Weekly digest #76: battery storage trends
This week: battery storage trends. Field-ready insights for working electricians.
What changed this week
Battery storage installs keep climbing in residential and small commercial. More AHJs are treating ESS like a first-class electrical system, not a bolt-on. Expect plan review questions on working clearances, disconnect labeling, and utility notification even on small 10 kWh wall-mounted units.
Three things driving the uptick on your jobs: time-of-use rate changes, PSPS and storm resilience, and solar arrays getting paired with storage after the fact. The last one is where most callbacks happen, because the original service calc and conductor sizing never accounted for an ESS.
NEC 706 basics worth re-reading
Article 706 governs ESS. If you haven't opened it since the last code cycle, skim it before your next install. The key sections for field work are 706.7 (disconnecting means), 706.15 (connection to other energy sources), and 706.30 (circuit sizing and overcurrent protection).
Pair that with 480 for battery-specific requirements and 705 when the ESS is interactive with the grid or a PV system. On a paired PV plus storage retrofit, you are touching all three articles plus 690. Do not assume the solar installer handled the ESS code path.
- 706.7(A): disconnect within sight of the ESS, or lockable if not in sight
- 706.7(E): emergency shutdown for one and two family dwellings
- 706.15(B): output circuit conductors sized at 125 percent of max current
- 706.31: overcurrent device accessible and rated for available fault current
Service calculations get messy fast
The biggest field issue right now is panel capacity. Homeowners want a 200 amp service to backfeed from a 40 amp ESS breaker while the PV is already on another 40 amp breaker. Run the 120 percent rule under 705.12(B)(3) before you quote the job, not after.
If the busbar math does not work, you have four options: line-side tap, supply-side connection, load center upgrade, or a load management device listed for the purpose. Each changes the scope and price. Catching this at the walk-through keeps you off the hook later.
Tip from a journeyman in Phoenix: photograph the main panel label and busbar rating before you leave the site survey. Half the callbacks on ESS adds come from assuming the bus was 200 amp when the label said 150.
Working clearances and siting
ESS units get installed in garages, utility rooms, and exterior walls. 110.26 still applies, and 706.10 adds spacing and ventilation requirements specific to the technology. Lithium iron phosphate is the common chemistry now, and most listed residential units allow indoor garage mounting, but check the listing and the manufacturer instructions.

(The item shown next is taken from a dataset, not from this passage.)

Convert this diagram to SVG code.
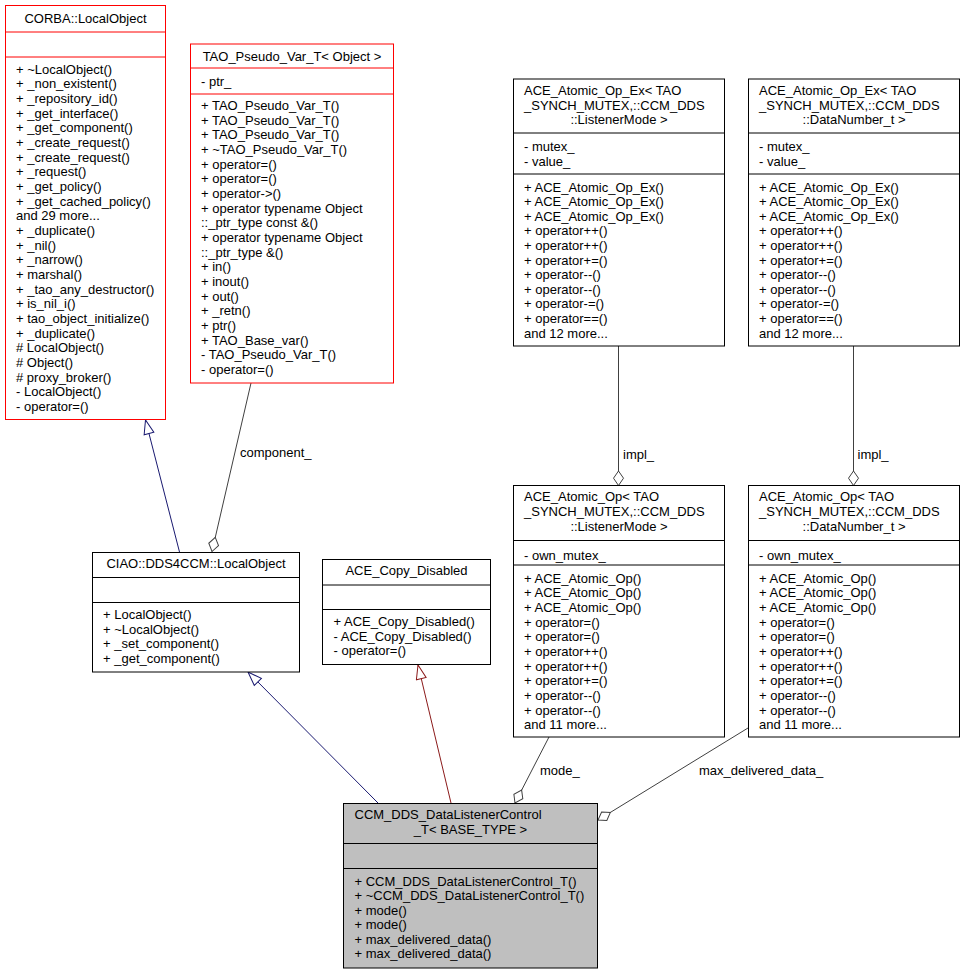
<svg xmlns="http://www.w3.org/2000/svg" width="963" height="973" viewBox="0 0 963 973">
<style>
text{font-family:"Liberation Sans",Arial,Helvetica,sans-serif;font-size:13px;fill:#000}
.c{text-anchor:middle}
.bx{fill:#fff;stroke:#000;stroke-width:1}
.rd{fill:#fff;stroke:#ff0000;stroke-width:1}
.gy{fill:#bfbfbf;stroke:#000;stroke-width:1}
.sk{stroke:#000;stroke-width:1}
.sr{stroke:#ff0000;stroke-width:1}
.inh-b{fill:none;stroke:#191970;stroke-width:1;marker-end:url(#triB)}
.inh-r{fill:none;stroke:#8b1a1a;stroke-width:1;marker-end:url(#triR)}
.agg{fill:none;stroke:#404040;stroke-width:1;marker-end:url(#dia)}
</style>
<defs>
<marker id="triB" markerUnits="userSpaceOnUse" markerWidth="16" markerHeight="12" viewBox="0 0 16 12" refX="15" refY="6" orient="auto"><path d="M1,1 L15,6 L1,11 z" fill="#fff" stroke="#191970"/></marker>
<marker id="triR" markerUnits="userSpaceOnUse" markerWidth="16" markerHeight="12" viewBox="0 0 16 12" refX="15" refY="6" orient="auto"><path d="M1,1 L15,6 L1,11 z" fill="#fff" stroke="#8b1a1a"/></marker>
<marker id="dia" markerUnits="userSpaceOnUse" markerWidth="17" markerHeight="12" viewBox="0 0 17 12" refX="15.5" refY="6" orient="auto"><path d="M1,6 L8.2,1 L15.5,6 L8.2,11 z" fill="#fff" stroke="#404040"/></marker>
</defs>

<g id="connectors">
<path class="inh-b" d="M179.5,552 L145.5,420"/>
<path class="agg" d="M251,383 L212,551.5"/>
<text x="240" y="457">component_</text>
<path class="inh-b" d="M378,803 L248,672"/>
<path class="inh-r" d="M451,803 L418,665"/>
<path class="agg" d="M549,737 L515,803"/>
<text x="540" y="774.5">mode_</text>
<path class="agg" d="M748,728 L598,820"/>
<text x="699" y="774.5">max_delivered_data_</text>
<path class="agg" d="M618.5,346 L618.5,485.5"/>
<text x="623" y="458.5">impl_</text>
<path class="agg" d="M853.5,346 L853.5,485.5"/>
<text x="857.5" y="458.5">impl_</text>
</g>

<g id="corba_localobject">
<rect class="rd" x="5.5" y="5.5" width="160" height="414"/>
<line class="sr" x1="5.5" y1="32" x2="165.5" y2="32"/>
<line class="sr" x1="5.5" y1="57" x2="165.5" y2="57"/>
<text class="c" x="85.5" y="22.5">CORBA::LocalObject</text>
<text x="16" y="73.5">+ ~LocalObject()</text>
<text x="16" y="88.2">+ _non_existent()</text>
<text x="16" y="102.8">+ _repository_id()</text>
<text x="16" y="117.5">+ _get_interface()</text>
<text x="16" y="132.2">+ _get_component()</text>
<text x="16" y="146.9">+ _create_request()</text>
<text x="16" y="161.5">+ _create_request()</text>
<text x="16" y="176.2">+ _request()</text>
<text x="16" y="190.9">+ _get_policy()</text>
<text x="16" y="205.5">+ _get_cached_policy()</text>
<text x="16" y="220.2">and 29 more...</text>
<text x="16" y="234.9">+ _duplicate()</text>
<text x="16" y="249.5">+ _nil()</text>
<text x="16" y="264.2">+ _narrow()</text>
<text x="16" y="278.9">+ marshal()</text>
<text x="16" y="293.6">+ _tao_any_destructor()</text>
<text x="16" y="308.2">+ is_nil_i()</text>
<text x="16" y="322.9">+ tao_object_initialize()</text>
<text x="16" y="337.6">+ _duplicate()</text>
<text x="16" y="352.2"># LocalObject()</text>
<text x="16" y="366.9"># Object()</text>
<text x="16" y="381.6"># proxy_broker()</text>
<text x="16" y="396.2">- LocalObject()</text>
<text x="16" y="410.9">- operator=()</text>
</g>

<g id="tao_pseudo_var_t">
<rect class="rd" x="190.5" y="44" width="203" height="339"/>
<line class="sr" x1="190.5" y1="68" x2="393.5" y2="68"/>
<line class="sr" x1="190.5" y1="94" x2="393.5" y2="94"/>
<text class="c" x="292" y="61">TAO_Pseudo_Var_T&lt; Object &gt;</text>
<text x="201" y="86">- ptr_</text>
<text x="201" y="110">+ TAO_Pseudo_Var_T()</text>
<text x="201" y="124.7">+ TAO_Pseudo_Var_T()</text>
<text x="201" y="139.3">+ TAO_Pseudo_Var_T()</text>
<text x="201" y="154">+ ~TAO_Pseudo_Var_T()</text>
<text x="201" y="168.7">+ operator=()</text>
<text x="201" y="183.4">+ operator=()</text>
<text x="201" y="198">+ operator-&gt;()</text>
<text x="201" y="212.7">+ operator typename Object</text>
<text x="201" y="227.4">::_ptr_type const &amp;()</text>
<text x="201" y="242">+ operator typename Object</text>
<text x="201" y="256.7">::_ptr_type &amp;()</text>
<text x="201" y="271.4">+ in()</text>
<text x="201" y="286">+ inout()</text>
<text x="201" y="300.7">+ out()</text>
<text x="201" y="315.4">+ _retn()</text>
<text x="201" y="330">+ ptr()</text>
<text x="201" y="344.7">+ TAO_Base_var()</text>
<text x="201" y="359.4">- TAO_Pseudo_Var_T()</text>
<text x="201" y="374">- operator=()</text>
</g>

<g id="ace_atomic_op_ex_listenermode">
<rect class="bx" x="513.5" y="79" width="211" height="267"/>
<line class="sk" x1="513.5" y1="133" x2="724.5" y2="133"/>
<line class="sk" x1="513.5" y1="174" x2="724.5" y2="174"/>
<text x="524" y="95">ACE_Atomic_Op_Ex&lt; TAO</text>
<text x="524" y="109.5">_SYNCH_MUTEX,::CCM_DDS</text>
<text class="c" x="619" y="124">::ListenerMode &gt;</text>
<text x="524" y="151">- mutex_</text>
<text x="524" y="165.6">- value_</text>
<text x="524" y="191.5">+ ACE_Atomic_Op_Ex()</text>
<text x="524" y="206.1">+ ACE_Atomic_Op_Ex()</text>
<text x="524" y="220.7">+ ACE_Atomic_Op_Ex()</text>
<text x="524" y="235.3">+ operator++()</text>
<text x="524" y="249.9">+ operator++()</text>
<text x="524" y="264.5">+ operator+=()</text>
<text x="524" y="279.1">+ operator--()</text>
<text x="524" y="293.7">+ operator--()</text>
<text x="524" y="308.3">+ operator-=()</text>
<text x="524" y="322.9">+ operator==()</text>
<text x="524" y="337.5">and 12 more...</text>
</g>

<g id="ace_atomic_op_ex_datanumber">
<rect class="bx" x="748.5" y="79" width="211" height="267"/>
<line class="sk" x1="748.5" y1="133" x2="959.5" y2="133"/>
<line class="sk" x1="748.5" y1="174" x2="959.5" y2="174"/>
<text x="759" y="95">ACE_Atomic_Op_Ex&lt; TAO</text>
<text x="759" y="109.5">_SYNCH_MUTEX,::CCM_DDS</text>
<text class="c" x="854" y="124">::DataNumber_t &gt;</text>
<text x="759" y="151">- mutex_</text>
<text x="759" y="165.6">- value_</text>
<text x="759" y="191.5">+ ACE_Atomic_Op_Ex()</text>
<text x="759" y="206.1">+ ACE_Atomic_Op_Ex()</text>
<text x="759" y="220.7">+ ACE_Atomic_Op_Ex()</text>
<text x="759" y="235.3">+ operator++()</text>
<text x="759" y="249.9">+ operator++()</text>
<text x="759" y="264.5">+ operator+=()</text>
<text x="759" y="279.1">+ operator--()</text>
<text x="759" y="293.7">+ operator--()</text>
<text x="759" y="308.3">+ operator-=()</text>
<text x="759" y="322.9">+ operator==()</text>
<text x="759" y="337.5">and 12 more...</text>
</g>

<g id="ace_atomic_op_listenermode">
<rect class="bx" x="513.5" y="485.5" width="211" height="251.5"/>
<line class="sk" x1="513.5" y1="540.5" x2="724.5" y2="540.5"/>
<line class="sk" x1="513.5" y1="565" x2="724.5" y2="565"/>
<text x="524" y="501.2">ACE_Atomic_Op&lt; TAO</text>
<text x="524" y="515.9">_SYNCH_MUTEX,::CCM_DDS</text>
<text class="c" x="619" y="530.6">::ListenerMode &gt;</text>
<text x="524" y="560">- own_mutex_</text>
<text x="524" y="582.5">+ ACE_Atomic_Op()</text>
<text x="524" y="597.2">+ ACE_Atomic_Op()</text>
<text x="524" y="611.8">+ ACE_Atomic_Op()</text>
<text x="524" y="626.5">+ operator=()</text>
<text x="524" y="641.2">+ operator=()</text>
<text x="524" y="655.8">+ operator++()</text>
<text x="524" y="670.5">+ operator++()</text>
<text x="524" y="685.2">+ operator+=()</text>
<text x="524" y="699.9">+ operator--()</text>
<text x="524" y="714.5">+ operator--()</text>
<text x="524" y="729.2">and 11 more...</text>
</g>

<g id="ace_atomic_op_datanumber">
<rect class="bx" x="748.5" y="485.5" width="211" height="251.5"/>
<line class="sk" x1="748.5" y1="540.5" x2="959.5" y2="540.5"/>
<line class="sk" x1="748.5" y1="565" x2="959.5" y2="565"/>
<text x="759" y="501.2">ACE_Atomic_Op&lt; TAO</text>
<text x="759" y="515.9">_SYNCH_MUTEX,::CCM_DDS</text>
<text class="c" x="854" y="530.6">::DataNumber_t &gt;</text>
<text x="759" y="560">- own_mutex_</text>
<text x="759" y="582.5">+ ACE_Atomic_Op()</text>
<text x="759" y="597.2">+ ACE_Atomic_Op()</text>
<text x="759" y="611.8">+ ACE_Atomic_Op()</text>
<text x="759" y="626.5">+ operator=()</text>
<text x="759" y="641.2">+ operator=()</text>
<text x="759" y="655.8">+ operator++()</text>
<text x="759" y="670.5">+ operator++()</text>
<text x="759" y="685.2">+ operator+=()</text>
<text x="759" y="699.9">+ operator--()</text>
<text x="759" y="714.5">+ operator--()</text>
<text x="759" y="729.2">and 11 more...</text>
</g>

<g id="ciao_dds4ccm_localobject">
<rect class="bx" x="92.5" y="552.5" width="207" height="119.5"/>
<line class="sk" x1="92.5" y1="577.5" x2="299.5" y2="577.5"/>
<line class="sk" x1="92.5" y1="602.5" x2="299.5" y2="602.5"/>
<text class="c" x="196" y="568">CIAO::DDS4CCM::LocalObject</text>
<text x="103" y="619">+ LocalObject()</text>
<text x="103" y="633.6">+ ~LocalObject()</text>
<text x="103" y="648.2">+ _set_component()</text>
<text x="103" y="662.8">+ _get_component()</text>
</g>

<g id="ace_copy_disabled">
<rect class="bx" x="322.5" y="559.5" width="168" height="105"/>
<line class="sk" x1="322.5" y1="585" x2="490.5" y2="585"/>
<line class="sk" x1="322.5" y1="609.5" x2="490.5" y2="609.5"/>
<text class="c" x="406.5" y="575">ACE_Copy_Disabled</text>
<text x="333.5" y="626">+ ACE_Copy_Disabled()</text>
<text x="333.5" y="640.6">- ACE_Copy_Disabled()</text>
<text x="333.5" y="655.2">- operator=()</text>
</g>

<g id="ccm_dds_datalistenercontrol_t">
<rect class="gy" x="343.5" y="803.5" width="254" height="164.5"/>
<line class="sk" x1="343.5" y1="843.5" x2="597.5" y2="843.5"/>
<line class="sk" x1="343.5" y1="868.5" x2="597.5" y2="868.5"/>
<text x="354.5" y="819">CCM_DDS_DataListenerControl</text>
<text class="c" x="470.5" y="833.6">_T&lt; BASE_TYPE &gt;</text>
<text x="354.5" y="885.5">+ CCM_DDS_DataListenerControl_T()</text>
<text x="354.5" y="900">+ ~CCM_DDS_DataListenerControl_T()</text>
<text x="354.5" y="914.5">+ mode()</text>
<text x="354.5" y="929">+ mode()</text>
<text x="354.5" y="943.5">+ max_delivered_data()</text>
<text x="354.5" y="958">+ max_delivered_data()</text>
</g>
</svg>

Local amendments matter here. California, New York, and a growing list of jurisdictions have adopted parts of NFPA 855 by reference, which tightens separation distances and requires specific signage. If you work across city lines, keep a note on which AHJ wants what.
- Verify listing marks and installation instructions on site
- Confirm minimum separation from doors, windows, and egress paths
- Check ventilation and ambient temperature range for the install location
- Post required signage at the ESS and at the service disconnect
Labeling that actually passes inspection
Inspectors are getting strict on ESS labels. 706.7(D) and 705.10 require specific wording, and most jurisdictions want reflective or engraved plastic, not printed paper. A sharpie label on a sticker will fail, even if the text is correct.
At minimum you need the ESS disconnect label, the service directory showing all power sources, the rapid shutdown label if PV is present, and the ESS emergency shutdown label on one and two family dwellings. Pre-print a kit and keep it in the truck.
- Main service: "CAUTION: MULTIPLE SOURCES OF POWER"
- ESS disconnect: source, voltage, max current, available fault current
- Emergency shutdown button location per 706.7(E)
- Directory at the service per 705.10 listing PV and ESS
Commissioning and turnover
Commissioning is where you document that the system meets code and the manufacturer spec. Manufacturers are increasingly asking for torque verification, firmware version capture, and a signed startup sheet before they honor the warranty. Skipping steps here bites later.
Hand the customer a folder with the load calc, single-line, equipment cut sheets, warranty registration, and a one-page operations sheet. Show them the emergency shutdown and the utility disconnect in person. A five-minute walkthrough reduces the nuisance calls by a lot.
Tip from a service tech in upstate New York: record a 30-second phone video of the homeowner operating the shutdown. Saves arguments later about whether they were trained on the system.
What to watch next
Bidirectional EV charging is going to push storage into a different code conversation. Article 625 is already being revised to address it, and some utilities are piloting vehicle-to-home programs that treat the EV as an ESS. If you do residential service work, start reading up now.
Also watch for AHJ guidance on aggregated ESS systems where multiple units stack past the 20 kWh threshold that triggers additional NFPA 855 requirements. The stack math is easy to miss when a customer adds a second battery two years after the first.